I find the premises of this argument more convincing than the conclusion. I think it’s true that humans are bad at predicting the long-range future, and that we’re especially bad at predicting specific scenarios. As survey articles, I’ll call attention to Luke Muellhauser’s explanation of why it’s hard to score historical attempts at long-range predictions, Holden Karnofsky’s summary of a study on the long-range forecasts of “Big Three” science fiction authors, and Dan Luu’s informal evaluation of futurist predictions. Luu is pessimistic about our ability to predict the long-range future, and grades previous forecasts as very inaccurate; Karnofsky is optimistic, and grades prior forecasts as reasonably accurate. I recommend that interested readers look at the raw files of predictions and judge accuracy for themselves; both Luu and Karnofsky provide sources.
I think it’s useful to make a distinction between “general comments” about the future and “specific scenarios.” Many of the predictions considered by Karnofsky and Luu are general comments about the future, such as the idea that computers will foster human creativity or that we’ll think more about waste and pollution in 2019 than we did in 1983 (both from Asimov, in the Karnofsky study). I think these are akin to present day comments like “artificial intelligence will have important economic consequences” or “we’ll care more about AGI alignment in 2058 than we do in 2022”, which may be true but are far removed from specific x-risk concerns. When considering present-day concerns like paperclip maximization or power-seeking AI which lay out specific scenarios as future possibilities, I think the right reference set consists of similarly specific scenario predictions from the past.
And unfortunately, I think our record here is quite poor. Asimov predicted that by 2020 or earlier, we’d see “road building factories," settlements on the moon, nuclear fusion reactors as a source of practically unlimited energy, radioisotope powered home appliances, etc. Clarke imagines flying cars, brains connected to remote limbs by radio, the ability to control your dream like a “Hollywood director,” etc. It’s boring and unproductive to mock these predictions, and I don’t like criticizing people from the past who were brave enough to make falsifiable forecasts about the future. But I do think that “specific scenario” predictions are the right reference class for many AGI misalignment predictions, and I do think it’s relevant that most specific scenario predictions from the past were badly wrong. It should make us very skeptical about our ability to forecast specific scenarios in the future.

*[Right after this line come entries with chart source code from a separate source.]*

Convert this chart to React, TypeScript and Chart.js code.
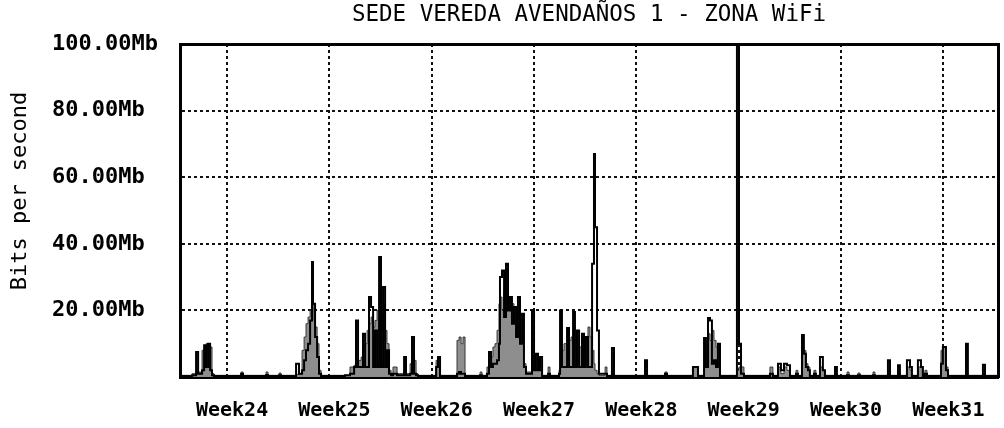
import React, { useEffect, useRef } from 'react';
import { Chart, registerables } from 'chart.js';

Chart.register(...registerables);

const chartTitle = 'SEDE VEREDA AVENDAÑOS 1 - ZONA WiFi';
const yAxisTitle = 'Bits per second';

// x positions of week boundaries (days since start of Week24)
const weekDays = [0, 7, 14, 21, 28, 35, 42, 49];
const weekLabels = ['Week24', 'Week25', 'Week26', 'Week27', 'Week28', 'Week29', 'Week30', 'Week31'];

const yTickValues = [0, 20, 40, 60, 80, 100];
const yTickLabels = ['', '20.00Mb', '40.00Mb', '60.00Mb', '80.00Mb', '100.00Mb'];

const xMin = -3.22;
const xMax = 52.74;

// sample times (days since start of Week24)
const timeDays = [
  -3.22, -2.39, -2.12, -1.98, -1.71, -1.57, -1.44, -1.30, -1.16, -1.03, -0.89,
  0.96, 1.09, 2.67, 2.80, 3.56, 3.69,
  4.72, 4.92, 5.13, 5.27, 5.40, 5.54, 5.68, 5.81, 5.88, 6.02, 6.16, 6.29, 6.43,
  8.07, 8.41, 8.69, 8.82, 8.96, 9.17, 9.30, 9.44, 9.58, 9.71, 9.85, 9.99, 10.12, 10.26, 10.40, 10.53, 10.67, 10.81, 10.94, 11.08, 11.22,
  11.35, 11.63, 12.11, 12.24, 12.52, 12.65, 12.79, 12.93, 13.06,
  14.30, 14.43, 14.57,
  15.73, 15.87, 16.01, 16.14, 16.28,
  17.31, 17.44,
  17.78, 17.92, 18.06, 18.19, 18.33, 18.47, 18.60, 18.67, 18.81, 18.95, 19.08, 19.22, 19.36, 19.49, 19.63, 19.77, 19.90, 20.04, 20.18, 20.31, 20.45,
  20.86, 21.00, 21.13, 21.27, 21.41, 21.55, 21.96, 22.09,
  22.71, 22.78, 22.91, 23.05, 23.26, 23.39, 23.53, 23.67, 23.80, 23.94, 24.08, 24.28, 24.42, 24.55, 24.69, 24.83, 24.97, 25.10, 25.17, 25.31, 25.44, 25.86, 25.99, 26.33, 26.47,
  28.59, 28.73, 29.96, 30.10, 31.87, 32.22,
  32.63, 32.76, 32.90, 33.04, 33.17, 33.31, 33.45, 33.58, 33.72,
  34.88, 35.02, 35.16, 35.36,
  37.14, 37.34, 37.69, 37.89, 38.10, 38.30, 38.51, 38.92, 39.05,
  39.33, 39.46, 39.60, 39.74, 39.87, 40.15, 40.28, 40.56, 40.76, 40.90,
  41.59, 41.72, 42.41, 42.55, 43.16, 43.30, 44.19, 44.32,
  45.21, 45.35, 45.90, 46.03, 46.51, 46.72, 46.85, 47.26, 47.47, 47.60, 47.74, 47.88,
  48.84, 48.97, 49.18, 49.32, 50.55, 50.68, 51.71, 51.85, 52.74,
];

// incoming traffic (Mb/s), gray area
const inMb = [
  0.5, 1, 1, 1.5, 8, 3, 10, 4, 9, 1, 0.5,
  1.5, 0.5, 1.5, 0.5, 1.2, 0.5,
  0.8, 1, 8, 12, 16, 18, 20, 17, 22, 15, 10, 2, 0.5,
  0.5, 3, 3.5, 4, 5, 6, 8, 10, 14, 16, 18, 15, 17, 20, 26, 18, 22, 14, 10, 2, 0.5,
  3, 1, 2, 1, 4, 8, 5, 1, 0.5,
  5, 3, 0.5,
  11, 12, 10, 12, 0.5,
  1.5, 0.5,
  3, 7, 6, 9, 10, 14, 22, 24, 20, 26, 22, 24, 20, 22, 17, 21, 18, 15, 19, 4, 1.5,
  2, 3, 3, 4, 2, 0.5, 3, 0.5,
  2, 3, 8, 10, 14, 11, 12, 10, 12, 10, 9, 13, 10, 12, 15, 12, 8, 4, 2, 1, 0.5, 3, 0.5, 2, 0.5,
  1, 0.5, 1.5, 0.5, 3, 0.5,
  3, 8, 13, 11, 14, 11, 9, 10, 0.5,
  2, 3, 3, 0.5,
  3, 0.5, 3, 1, 3, 2, 0.5, 2, 0.5,
  7, 8, 4, 3, 0.5, 2, 0.5, 3, 2, 0.5,
  1, 0.5, 1.5, 0.5, 1.2, 0.5, 1.5, 0.5,
  2, 0.5, 1.5, 0.5, 3, 2, 0.5, 3, 3, 0.5, 2, 0.5,
  8, 9, 3, 0.5, 1, 0.5, 1, 0.5, 0.5,
];

// outgoing traffic (Mb/s), black line
const outMb = [
  0.3, 0.5, 7.5, 1, 2, 9.5, 3, 10, 2, 0.5, 0.3,
  1, 0.3, 0.6, 0.3, 0.5, 0.3,
  4, 1, 2, 5, 8, 10, 17, 34.5, 22, 12, 6, 1, 0.3,
  0.5, 1, 3, 17, 3, 3, 13, 3, 3, 24, 21, 3, 14, 3, 36, 3, 27, 3, 8, 1, 0.5,
  1, 0.5, 6, 0.5, 1, 12, 1, 0.5, 0.3,
  3, 6, 0.3,
  1, 1.5, 1, 1, 0.3,
  0.5, 0.3,
  1, 7.5, 3, 4, 4, 5, 10, 30, 32, 18, 34, 20, 24, 16, 21, 12, 24, 10, 19, 3, 1,
  20, 2, 7, 2, 6, 0.3, 1, 0.3,
  1, 20, 3, 3, 14.7, 3, 3, 19.5, 3, 14, 3, 13, 3, 12, 3, 3, 34, 67, 45, 14, 1, 1, 0.3, 8.7, 0.3,
  5, 0.3, 1, 0.3, 3, 0.3,
  11.7, 3, 17.7, 17, 4, 5, 3, 10, 0.3,
  100, 10, 1, 0.3,
  1, 0.3, 4, 2, 4, 3.5, 0.3, 1, 0.3,
  12.6, 7, 3, 2, 0.3, 1, 0.3, 6, 2, 0.3,
  3, 0.3, 0.5, 0.3, 0.5, 0.3, 0.5, 0.3,
  5, 0.3, 3.5, 0.3, 5, 3, 0.3, 5, 3, 0.3, 1, 0.3,
  4, 9, 2, 0.3, 10, 0.3, 3.7, 0.3, 0.3,
];

const FONT = '"DejaVu Sans Mono", monospace';

const mrtgText = {
  id: 'mrtgText',
  afterDraw(chart: any) {
    const { ctx, chartArea } = chart;
    ctx.save();
    ctx.fillStyle = '#000';
    ctx.textAlign = 'center';
    ctx.textBaseline = 'middle';
    ctx.font = `22.5px ${FONT}`;
    ctx.fillText(chartTitle, (chartArea.left + chartArea.right) / 2, 15);
    ctx.translate(20, 191);
    ctx.rotate(-Math.PI / 2);
    ctx.font = `22px ${FONT}`;
    ctx.fillText(yAxisTitle, 0, 0);
    ctx.restore();
  },
};

export default function App() {
  const ref = useRef<HTMLCanvasElement | null>(null);

  useEffect(() => {
    if (!ref.current) return;
    const gridDash = [3, 3];
    const chart = new Chart(ref.current, {
      type: 'line',
      data: {
        datasets: [
          {
            label: 'In',
            data: timeDays.map((t, i) => ({ x: t, y: inMb[i] })),
            stepped: true,
            fill: 'origin',
            backgroundColor: '#8e8e8e',
            borderColor: '#3a3a3a',
            borderWidth: 1,
            pointRadius: 0,
            order: 1,
          },
          {
            label: 'Out',
            data: timeDays.map((t, i) => ({ x: t, y: outMb[i] })),
            stepped: true,
            fill: false,
            borderColor: '#000',
            borderWidth: 2,
            pointRadius: 0,
            order: 0,
          },
        ],
      },
      plugins: [mrtgText],
      options: {
        animation: false,
        responsive: false,
        devicePixelRatio: 1,
        layout: { padding: { left: 52, top: 44, right: 6, bottom: 0 } },
        plugins: {
          legend: { display: false },
          tooltip: { enabled: false },
          title: { display: false },
        },
        scales: {
          x: {
            type: 'linear',
            position: 'bottom',
            min: xMin,
            max: xMax,
            afterBuildTicks: (s: any) => {
              s.ticks = weekDays.map((v) => ({ value: v }));
            },
            afterFit: (s: any) => {
              s.height = 51;
            },
            ticks: {
              autoSkip: false,
              maxRotation: 0,
              padding: 22,
              labelOffset: 5,
              color: '#000',
              font: { family: FONT, size: 20, weight: 'bold' },
              callback: (v: any) => {
                const i = weekDays.indexOf(Number(v));
                return i >= 0 ? weekLabels[i] : '';
              },
            },
            grid: { color: '#111', lineWidth: 2, drawTicks: false },
            border: { display: true, color: '#000', width: 3, dash: gridDash },
          },
          y: {
            position: 'left',
            min: 0,
            max: 100,
            afterBuildTicks: (s: any) => {
              s.ticks = yTickValues.map((v) => ({ value: v }));
            },
            afterFit: (s: any) => {
              s.width = 128;
            },
            ticks: {
              crossAlign: 'far',
              padding: 0,
              color: '#000',
              font: { family: FONT, size: 22, weight: 'bold' },
              callback: (v: any) => {
                const i = yTickValues.indexOf(Number(v));
                return i >= 0 ? yTickLabels[i] : '';
              },
            },
            grid: { color: '#111', lineWidth: 2, drawTicks: false },
            border: { display: true, color: '#000', width: 3, dash: gridDash },
          },
          xTop: {
            type: 'linear',
            position: 'top',
            min: xMin,
            max: xMax,
            ticks: { display: false },
            grid: { display: false, drawTicks: false },
            border: { display: true, color: '#000', width: 3 },
            afterFit: (s: any) => {
              s.height = 0;
            },
          },
          yRight: {
            position: 'right',
            min: 0,
            max: 100,
            ticks: { display: false },
            grid: { display: false, drawTicks: false },
            border: { display: true, color: '#000', width: 3 },
            afterFit: (s: any) => {
              s.width = 0;
            },
          },
        },
      } as any,
    });
    return () => chart.destroy();
  }, []);

  return (
    <div style={{ position: 'absolute', left: 0, top: 0, width: 1004, height: 428, background: '#fff' }}>
      <canvas ref={ref} width={1004} height={428} style={{ display: 'block' }} />
    </div>
  );
}
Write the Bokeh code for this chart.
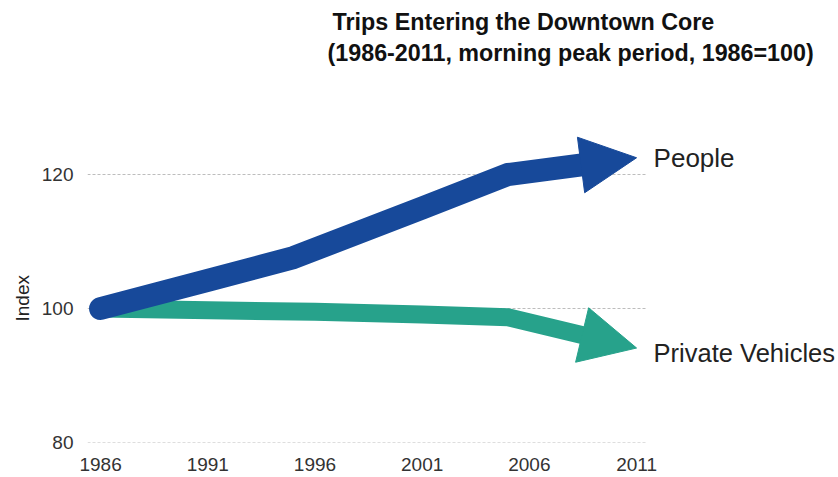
import math
from bokeh.plotting import figure
from bokeh.models import Range1d, Arrow, NormalHead, Label, Title, FixedTicker
from bokeh.embed import file_html
from bokeh.resources import INLINE

# ---- data ----
years_people = [1986, 1991, 1995, 2001, 2005, 2011]
people = [100, 104.2, 107.6, 115.0, 120.0, 122.5]
years_vehicles = [1986, 1996, 2001, 2005, 2011]
vehicles = [100, 99.5, 99.1, 98.7, 94.1]
x_ticks = [1986, 1991, 1996, 2001, 2006, 2011]
y_ticks = [80, 100, 120]
series_names = ["People", "Private Vehicles"]
title_1 = "Trips Entering the Downtown Core"
title_2 = "(1986-2011, morning peak period, 1986=100)"
y_title = "Index"

# ---- layout ----
W, H = 838, 477
ML, MB, MT = 87, 35, 68
PX_YEAR, PX_UNIT = 21.44, 6.7
X0 = 1985.39
X1 = X0 + (W - ML) / PX_YEAR
GX1 = 2011.42          # right end of the grid lines
Y0 = 80
Y1 = Y0 + (H - MT - MB) / PX_UNIT
FONT = "Liberation Sans"
BLUE = "#17499A"
GREEN = "#27A28B"

p = figure(width=W, height=H, output_backend="svg", toolbar_location=None,
           title=None, x_range=Range1d(X0, X1), y_range=Range1d(Y0, Y1),
           min_border_left=ML, min_border_right=0, min_border_top=MT,
           min_border_bottom=MB)
p.outline_line_color = None
p.background_fill_color = "white"
p.border_fill_color = "white"

t2 = Title(text=title_2, align="left", offset=240, text_font_size="23.3px",
           text_font_style="bold", text_font=FONT, text_color="#111111", standoff=6)
t1 = Title(text=title_1, align="left", offset=245, text_font_size="23.3px",
           text_font_style="bold", text_font=FONT, text_color="#111111", standoff=0)
p.add_layout(t2, "above")
p.add_layout(t1, "above")

for ax in (p.xaxis[0], p.yaxis[0]):
    ax.axis_line_color = None
    ax.major_tick_line_color = None
    ax.minor_tick_line_color = None
    ax.major_label_text_font = FONT
    ax.major_label_text_font_size = "19px"
    ax.major_label_text_color = "#333333"
p.xaxis.ticker = FixedTicker(ticks=x_ticks)
p.yaxis.ticker = FixedTicker(ticks=y_ticks)
p.xaxis.major_label_standoff = 9
p.yaxis.major_label_standoff = 8

ti = Title(text=y_title, align="left", offset=121, text_font_size="19px",
           text_font_style="normal", text_font=FONT, text_color="#222222", standoff=12)
p.add_layout(ti, "left")

p.xgrid.visible = False
p.ygrid.visible = False
p.segment(x0=[X0] * len(y_ticks), y0=y_ticks, x1=[GX1] * len(y_ticks), y1=y_ticks,
          line_color="#bdbdbd", line_dash="3 2", line_width=1)


def body(xs, ys, back_px):
    dx = (xs[-1] - xs[-2]) * PX_YEAR
    dy = (ys[-1] - ys[-2]) * PX_UNIT
    f = back_px / math.hypot(dx, dy)
    bx = xs[-1] - (xs[-1] - xs[-2]) * f
    by = ys[-1] - (ys[-1] - ys[-2]) * f
    return list(xs[:-1]) + [bx], list(ys[:-1]) + [by]


HEAD = 56
gx, gy = body(years_vehicles, vehicles, 38)
p.line(gx, gy, line_color=GREEN, line_width=18, line_join="round", line_cap="butt")
p.add_layout(Arrow(end=NormalHead(size=HEAD, fill_color=GREEN, line_color=GREEN, line_width=1),
                   x_start=gx[-1], y_start=gy[-1],
                   x_end=years_vehicles[-1], y_end=vehicles[-1], line_alpha=0))

bx, by = body(years_people, people, 38)
p.line(bx, by, line_color=BLUE, line_width=23, line_join="round", line_cap="round")
p.add_layout(Arrow(end=NormalHead(size=HEAD, fill_color=BLUE, line_color=BLUE, line_width=1),
                   x_start=bx[-1], y_start=by[-1],
                   x_end=years_people[-1], y_end=people[-1], line_alpha=0))

p.add_layout(Label(x=years_people[-1], y=people[-1], text=series_names[0],
                   x_offset=17, y_offset=0, text_baseline="middle",
                   text_font=FONT, text_font_size="26px", text_color="#222222"))
p.add_layout(Label(x=years_vehicles[-1], y=vehicles[-1], text=series_names[1],
                   x_offset=17, y_offset=-5, text_baseline="middle",
                   text_font=FONT, text_font_size="25.5px", text_color="#222222"))

open("out.html", "w").write(file_html(p, INLINE))
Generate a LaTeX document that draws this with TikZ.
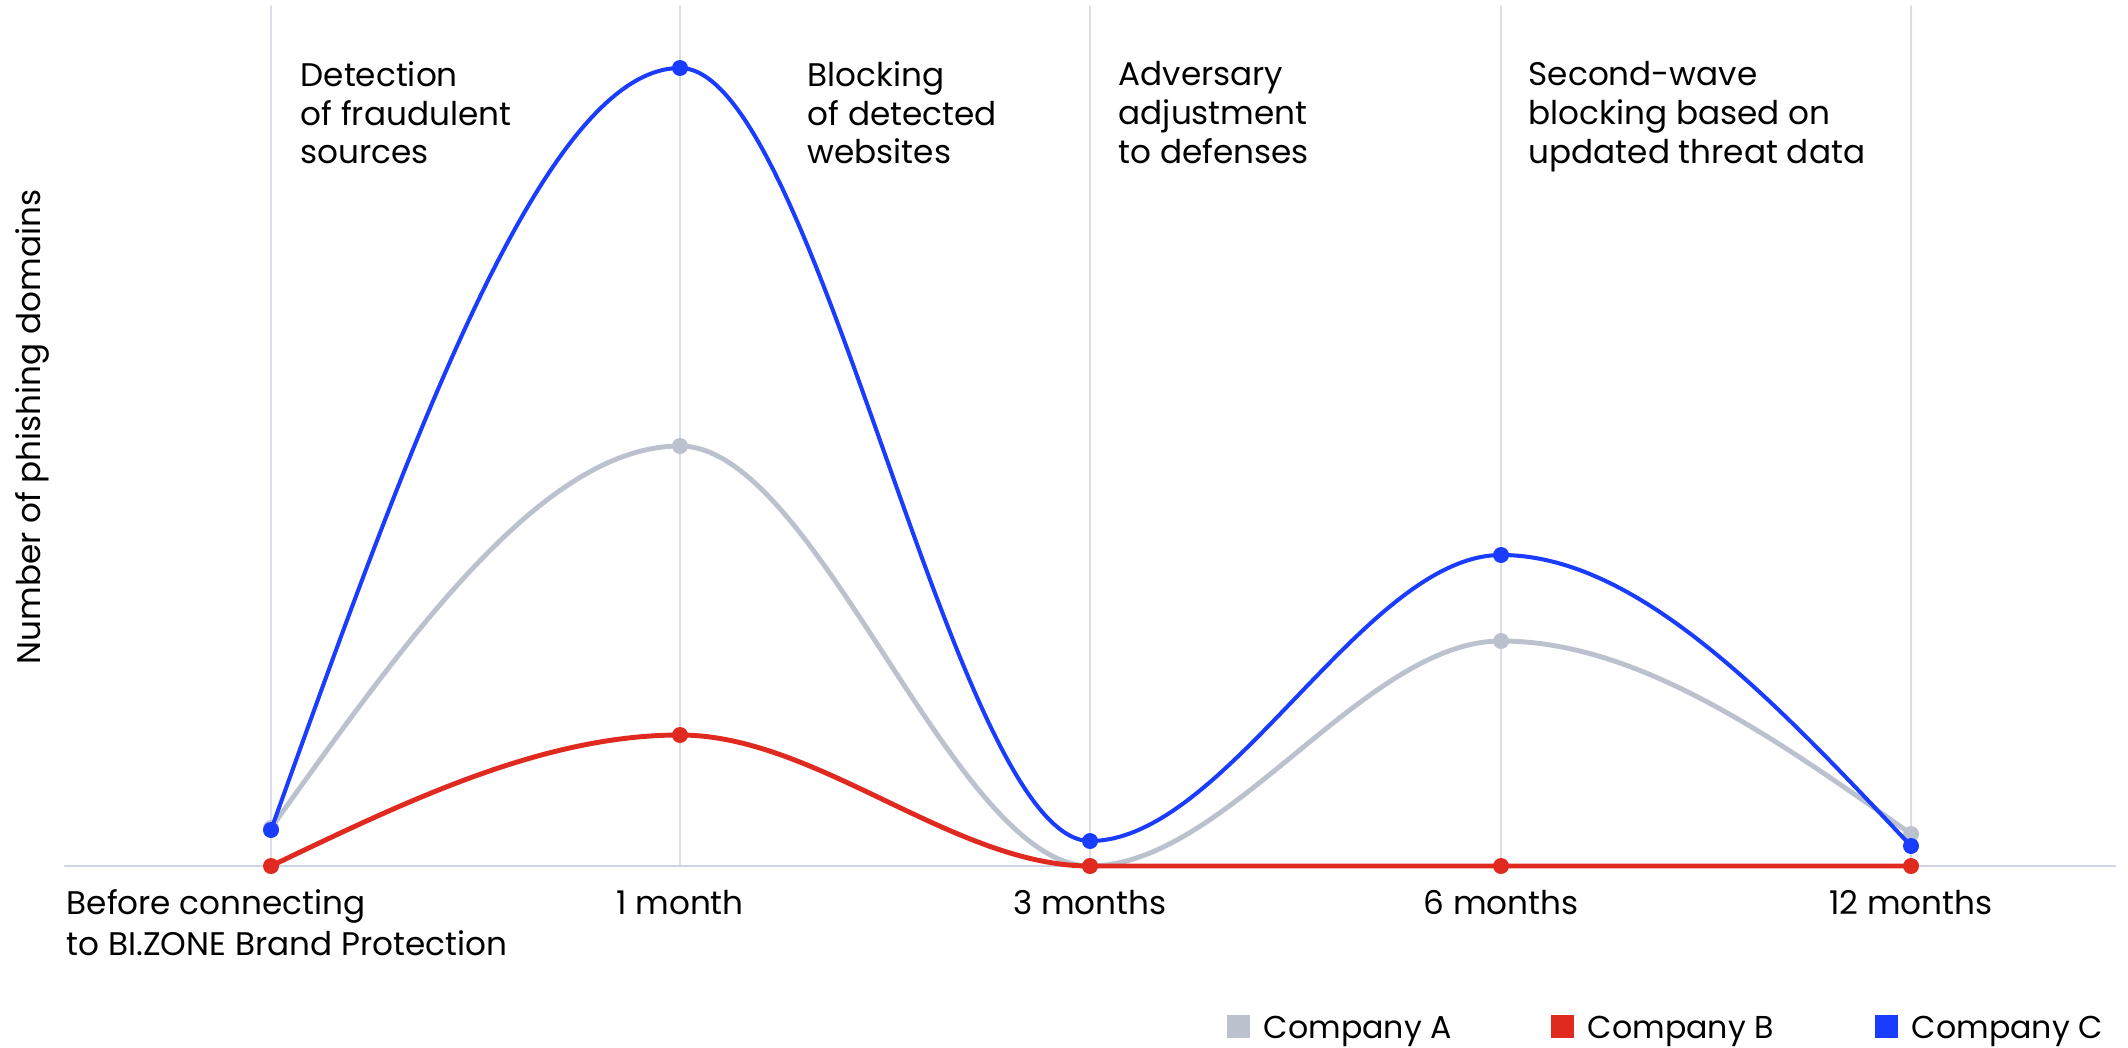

So much for the argument’s premises. What about its conclusion? Does knowing that humans are bad at specific scenario prediction mean that we should think is low? Not necessarily. I do think that knowing this should make us skeptical that something isomorphic to paperclip maximization will occur (similarly for any other specific misalignment x-risk scenario). But that doesn’t necessarily mean that the broad class of existential AGI risks has small probability in aggregate. There are lots of potential misalignment risks, and we shouldn’t take our inability to forecast exactly the kind of disaster we’ll face as evidence that there’s no risk of disaster. I think an apt analogy is natural resource shortages. Famously, many of the specific scenarios that people predicted in the past were wrong. Erlich was wrong about food shortages, Hubbert was wrong about peak oil, etc. However, this doesn’t mean that natural resource shortages are a non-issue; Nauru really did run out of phosphate, Britain really did have severe shipbuilding timber shortages. Furthermore, the main reason why major natural resource shortages didn’t occur is because clever humans predicted them in advance & invented solutions (E.g. the Haber-Bosch process and the Green Revolution for food shortages.). In this sense, failed predictions about natural resource shortages aren’t evidence that the shortages were non-issues; they’re more evidence that we can sometimes solve these very real problems if clever humans foresee them and solve them in advance.